Checks

A check is a single execution of your test suite against your app. Think of flows as “what to test” and checks as “when we tested it”.

The lifecycle of a check

Every check moves through these states:

  • scheduled — the check has been created (manually, via cron, via the GitHub App, or via API) and is waiting to be picked up by a worker.
  • running — a worker has the check and is actively executing flows.
  • finished — all selected flows ran. The check shows pass/fail/skip counts and per-flow results.
  • failed — the check itself crashed (e.g. the app URL was unreachable). Different from “finished with failing flows”.

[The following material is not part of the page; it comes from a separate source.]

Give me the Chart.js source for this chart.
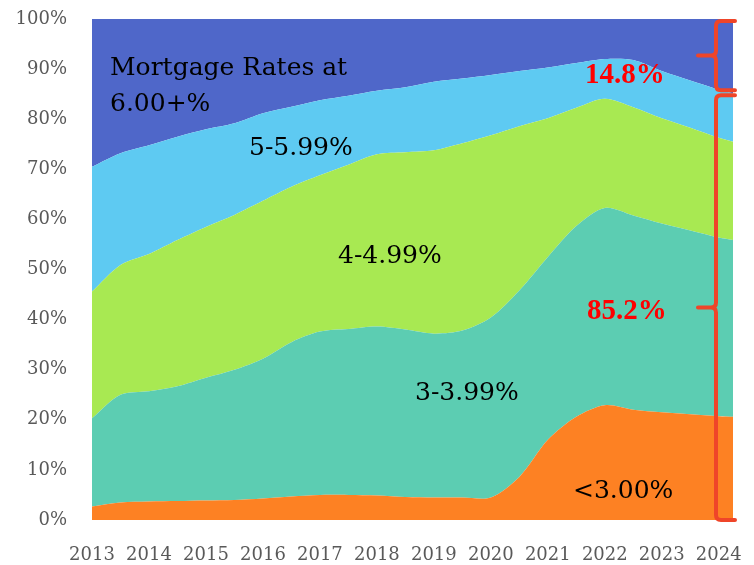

What happens during a check

  1. Bootstrap (if needed) — if the app has zero flows, the check first runs discovery and auto-approves the discovered flows.
  2. Optional discovery pass — if the check was triggered with discover_flows: true, an explicit discovery pass runs in parallel.
  3. Flow selection — the check reads any attached git/PR metadata and asks an LLM to decide which flows are likely affected. If no useful metadata is available, it runs all flows.
  4. Parallel execution — selected flows run in parallel with a bounded concurrency limit. Each flow runs in its own browser context.
  5. Per-step screenshots — every step captures a screenshot. These are compared against the latest baseline (see Visual regression).
  6. Assertions — after the steps for a flow complete, the AI verifier evaluates each assertion against the final state.
  7. Reporting — results, screenshots, diffs, and any new flow suggestions are saved to the check. The GitHub status (if applicable) is updated.

Smart flow selection

Running every flow on every change is wasteful — a mature app may have hundreds. When you attach git or PR metadata to a check, Qassandra uses it to decide which flows are relevant:

  • The PR title and description are passed to an LLM alongside the flow names and categories.
  • The LLM ranks each flow as likely affected, possibly affected, or unaffected.
  • Only the affected and possibly-affected flows are executed.
  • Skipped flows are recorded so the UI can explain “skipped because the PR only changed billing code”.

When no metadata is available (e.g. a manual button-click check), Qassandra falls back to running every active flow.

How a check gets triggered

  • Manually — the Trigger check button in the app dashboard.
  • Scheduled — a per-app cron expression (UTC). See Scheduled checks.
  • GitHub App — automatically on opened or synchronised pull requests on the connected repo. See GitHub App.
  • HTTP APIPOST /api/apps/{appId}/trigger from your CI, deploy webhook, or any other system. See Trigger a check.
i

One queue, many sources

No matter how a check is triggered, it ends up as a row in the checks table with status scheduled. The same shared check processor runs them in production (via a Supabase Edge Function webhook) and locally (via scripts/process-checks-queue.ts), so behaviour is identical across environments.

Reading a check report

The check detail page shows:

  • An overall pass/fail/skip summary.
  • Per-flow rows you can expand to see steps and screenshots.
  • The Browserbase replay link for each flow run (when Browserbase is enabled).
  • Visual diffs against the baseline, classified by severity.
  • Newly discovered flow suggestions, ready to approve or reject.